I paid for our sardines and the fishmonger put them in brown paper bags and gave us some lemons. Marie took the fish and lemons upstairs to her refrigerator and we agreed to start the fire around seven that evening.
“I’ll bring the wood and some grapevine prunings, and a grill,” she said. “The fish are already cleaned. All we have to do
is rub them with olive oil, a little salt, pepper, and some thyme. Won’t take long.”
It was going to be the first time I had cooked in our fireplace, and I was excited about it. The huge fireplace, gracefully sculpted in plaster, dominated one wall of the kitchen–living room. Oliver, at almost four years old, could stand upright in it. The hearth was deep, and its bricks jutted out onto the terra-cotta tiles of the floor. The mantel was broad, and when I stood on my tiptoes I could see the gleam of the glossy deep-red tiles covering its surface. My arms, outstretched, couldn’t reach the far sides. When we bought the house, I had imagined what it might be like to cook in that fireplace. Tonight I would find out.

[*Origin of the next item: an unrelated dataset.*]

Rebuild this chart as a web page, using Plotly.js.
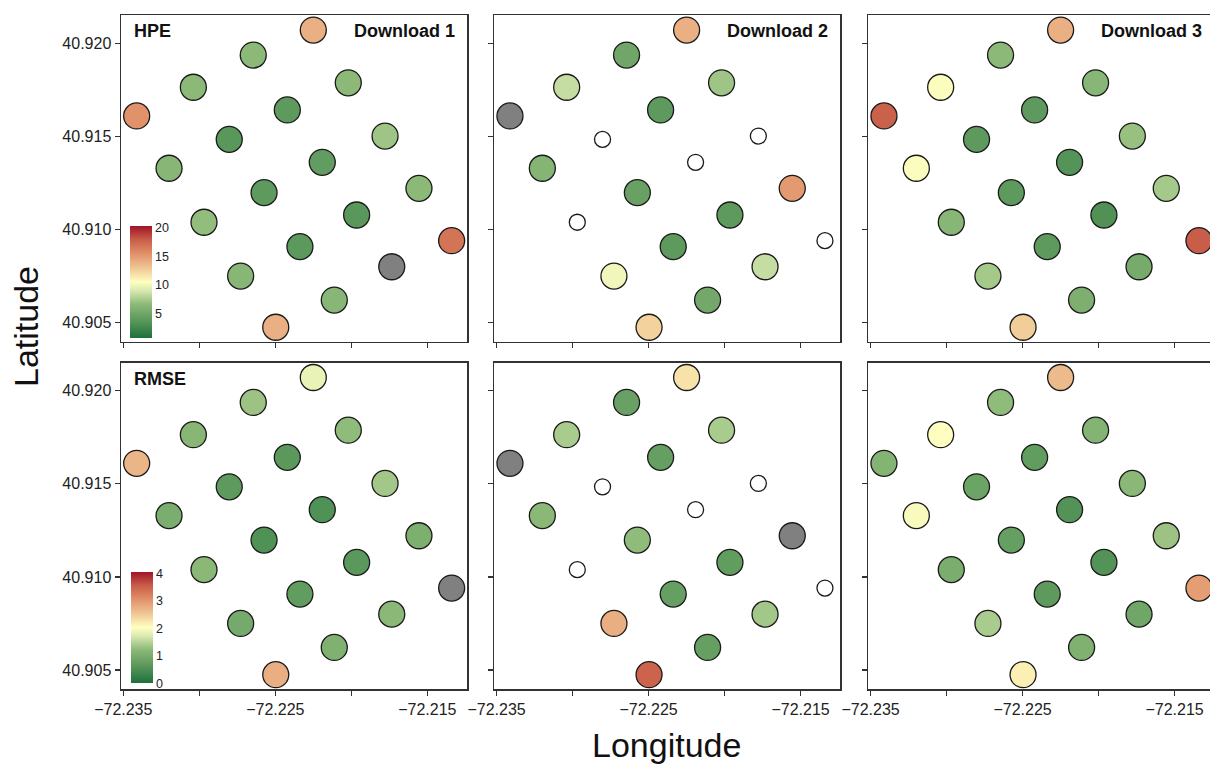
<!DOCTYPE html>
<html><head><meta charset="utf-8">
<script src="https://cdn.plot.ly/plotly-3.0.1.min.js"></script>
<style>html,body{margin:0;padding:0;overflow:hidden;background:#fff}</style>
</head><body><div id="chart" style="width:1216px;height:765px"></div>
<script>
// Station coordinates (same stations in every panel)
const stationLon = [-72.2225, -72.22645, -72.23039, -72.22020, -72.23412, -72.22421, -72.22803, -72.21778, -72.23199, -72.22191,
                    -72.22574, -72.21555, -72.22969, -72.21965, -72.21340, -72.22338, -72.21734, -72.22728, -72.22112, -72.22497];
const stationLat = [40.92071, 40.91937, 40.91764, 40.91788, 40.91610, 40.91642, 40.91484, 40.91502, 40.91329, 40.91361,
                    40.91198, 40.91221, 40.91039, 40.91078, 40.90940, 40.90908, 40.90800, 40.90750, 40.90621, 40.90475];

const downloads = ['Download 1', 'Download 2', 'Download 3'];
const metrics = ['HPE', 'RMSE'];

// HPE values (null = not available, drawn grey)
const hpeD1 = [14.1, 6.6, 6.6, 6.6, 15.5, 4.0, 3.7, 7.2, 6.4, 4.2, 4.0, 6.6, 6.8, 3.7, 16.9, 3.9, null, 6.4, 6.4, 14.1];
const hpeD2 = [14.1, 5.0, 8.4, 7.2, null, 4.0, null, null, 6.2, null, 4.6, 15.1, null, 4.0, null, 4.0, 8.4, 10.0, 5.2, 12.5];
const hpeD3 = [14.1, 6.6, 10.4, 6.4, 17.8, 4.0, 4.0, 7.0, 10.4, 3.5, 4.0, 7.4, 6.4, 3.3, 18.0, 4.0, 5.4, 7.4, 5.8, 12.7];

// RMSE values
const rmseD1 = [1.84, 1.32, 1.16, 1.24, 2.68, 0.64, 0.68, 1.36, 1.00, 0.52, 0.52, 1.04, 1.20, 0.64, null, 0.72, 1.20, 0.96, 1.08, 2.76];
const rmseD2 = [2.28, 0.80, 1.40, 1.40, null, 0.76, null, null, 1.20, null, 1.24, null, null, 0.72, null, 0.76, 1.36, 2.76, 0.76, 3.48];
const rmseD3 = [2.64, 1.24, 2.00, 1.12, 1.12, 0.72, 0.84, 1.20, 1.96, 0.56, 0.76, 1.32, 1.00, 0.56, 2.92, 0.68, 0.88, 1.40, 1.08, 2.16];

// Stations without a fix in Download 2 (1-based ids), drawn as small white circles
const noFixD2 = [7, 8, 10, 13, 15];

const xTickVals = [-72.235, -72.230, -72.225, -72.220, -72.215];
const xTickText = ['\u221272.235', '', '\u221272.225', '', '\u221272.215'];
const yTickVals = [40.905, 40.910, 40.915, 40.920];
const yTickText = ['40.905', '40.910', '40.915', '40.920'];
const hpeTicks = [5, 10, 15, 20];
const rmseTicks = [0, 1, 2, 3, 4];

const W = 1216, H = 765;
const FONT = 'Liberation Sans, Arial, Helvetica, sans-serif';
const colorscale = [[0,'rgb(30,112,60)'],[0.15,'rgb(88,150,90)'],[0.3,'rgb(140,185,120)'],[0.42,'rgb(215,232,175)'],
  [0.5,'rgb(255,255,192)'],[0.62,'rgb(240,200,150)'],[0.75,'rgb(226,146,106)'],[0.88,'rgb(200,92,72)'],[1,'rgb(160,20,40)']];

const panels = [hpeD1, hpeD2, hpeD3, rmseD1, rmseD2, rmseD3];
const noFix = [[], noFixD2, []];

// pixel geometry
const colLeft = [121, 494.3, 868.3];
const colW = 346;
const rowTop = [15.3, 362.7];
const rowH = 326.4;
const xRange = [-72.23515, -72.21239];
const yRange = [40.903974, 40.921504];

const traces = [];
const layout = {
  width: W, height: H, margin: {l: 0, r: 0, t: 0, b: 0},
  paper_bgcolor: '#fff', plot_bgcolor: '#fff', showlegend: false,
  font: {family: FONT, color: '#222'},
  coloraxis: {cmin: 0.7, cmax: 20.41, colorscale: colorscale,
    colorbar: {x: 130 / W, xanchor: 'left', y: 1 - 337.7 / H, yanchor: 'bottom', thickness: 22, len: 111.7, lenmode: 'pixels',
      xpad: 0, ypad: 0, outlinewidth: 0, tickvals: hpeTicks, ticks: '', tickfont: {size: 12.5, color: '#222', family: FONT}}},
  coloraxis2: {cmin: 0, cmax: 4.04, colorscale: colorscale,
    colorbar: {x: 131 / W, xanchor: 'left', y: 1 - 683.3 / H, yanchor: 'bottom', thickness: 22, len: 111, lenmode: 'pixels',
      xpad: 0, ypad: 0, outlinewidth: 0, tickvals: rmseTicks, ticks: '', tickfont: {size: 12.5, color: '#222', family: FONT}}},
  annotations: []
};

for (let k = 0; k < 6; k++) {
  const row = k < 3 ? 0 : 1, col = k % 3;
  const s = k === 0 ? '' : String(k + 1);
  const vals = panels[k];
  const nf = noFix[col];
  const mx = [], my = [], mv = [], gx = [], gy = [], wx = [], wy = [];
  vals.forEach((v, i) => {
    if (nf.includes(i + 1)) { wx.push(stationLon[i]); wy.push(stationLat[i]); }
    else if (v === null) { gx.push(stationLon[i]); gy.push(stationLat[i]); }
    else { mx.push(stationLon[i]); my.push(stationLat[i]); mv.push(v); }
  });
  const common = {type: 'scatter', mode: 'markers', xaxis: 'x' + s, yaxis: 'y' + s, cliponaxis: false, hoverinfo: 'skip'};
  traces.push(Object.assign({}, common, {x: mx, y: my,
    marker: {size: 26, color: mv, coloraxis: row === 0 ? 'coloraxis' : 'coloraxis2', line: {color: '#1a1a1a', width: 1.3}}}));
  if (gx.length) traces.push(Object.assign({}, common, {x: gx, y: gy,
    marker: {size: 26, color: '#808080', line: {color: '#1a1a1a', width: 1.3}}}));
  if (wx.length) traces.push(Object.assign({}, common, {x: wx, y: wy,
    marker: {size: 16, color: '#ffffff', line: {color: '#1a1a1a', width: 1.3}}}));

  const x0 = colLeft[col], y0 = rowTop[row];
  layout['xaxis' + s] = {
    domain: [x0 / W, (x0 + colW) / W], range: xRange, anchor: 'y' + s,
    tickvals: xTickVals, ticktext: xTickText, showticklabels: row === 1,
    tickfont: {size: 16, color: '#222', family: FONT},
    showline: true, mirror: true, linecolor: '#333', linewidth: 1.5,
    ticks: 'outside', ticklen: 5, tickcolor: '#333', tickwidth: 1.2,
    showgrid: false, zeroline: false, fixedrange: true
  };
  layout['yaxis' + s] = {
    domain: [1 - (y0 + rowH) / H, 1 - y0 / H], range: yRange, anchor: 'x' + s,
    tickvals: yTickVals, ticktext: yTickText, showticklabels: col === 0,
    tickfont: {size: 16, color: '#222', family: FONT},
    showline: true, mirror: true, linecolor: '#333', linewidth: 1.5,
    ticks: 'outside', ticklen: 5, tickcolor: '#333', tickwidth: 1.2,
    showgrid: false, zeroline: false, fixedrange: true
  };
  if (row === 0) {
    layout.annotations.push({xref: 'paper', yref: 'paper', x: (x0 + colW - 10) / W, y: 1 - 31 / H,
      xanchor: 'right', yanchor: 'middle', showarrow: false, text: '<b>' + downloads[col] + '</b>',
      font: {size: 18, color: '#111', family: FONT}});
  }
  if (col === 0) {
    layout.annotations.push({xref: 'paper', yref: 'paper', x: 132 / W, y: 1 - (y0 + 16) / H,
      xanchor: 'left', yanchor: 'middle', showarrow: false, text: '<b>' + metrics[row] + '</b>',
      font: {size: 18, color: '#111', family: FONT}});
  }
}

layout.annotations.push({xref: 'paper', yref: 'paper', x: 26 / W, y: 1 - 327 / H, textangle: -90,
  xanchor: 'center', yanchor: 'middle', showarrow: false, text: 'Latitude', font: {size: 34, color: '#111', family: FONT}});
layout.annotations.push({xref: 'paper', yref: 'paper', x: 666 / W, y: 1 - 745 / H,
  xanchor: 'center', yanchor: 'middle', showarrow: false, text: 'Longitude', font: {size: 34, color: '#111', family: FONT}});

Plotly.newPlot('chart', traces, layout, {staticPlot: true, displayModeBar: false});
</script>
</body></html>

That afternoon, in preparation for the big evening, I made doughnuts for dessert, and Ethel helped. They were one of the few sweets I could prepare without an oven. For the first few summers we had only a two-burner propane cooktop that I kept on top of the
braise,
a waist-high structure made of stone and tile. In old Provençal kitchens, the
braise
was as important for cooking as the fireplace because it was here that the slow-cooking daubes and stews of wild boar, rabbit, lamb, or chicken simmered. Coals were scooped from the fireplace and placed on the tiled shelf beneath the square holes of the
braise,
and replenished as needed. The
braise
could also be used for quick cooking, such as frying or sautéing, by controlling the amount and heat of the coals.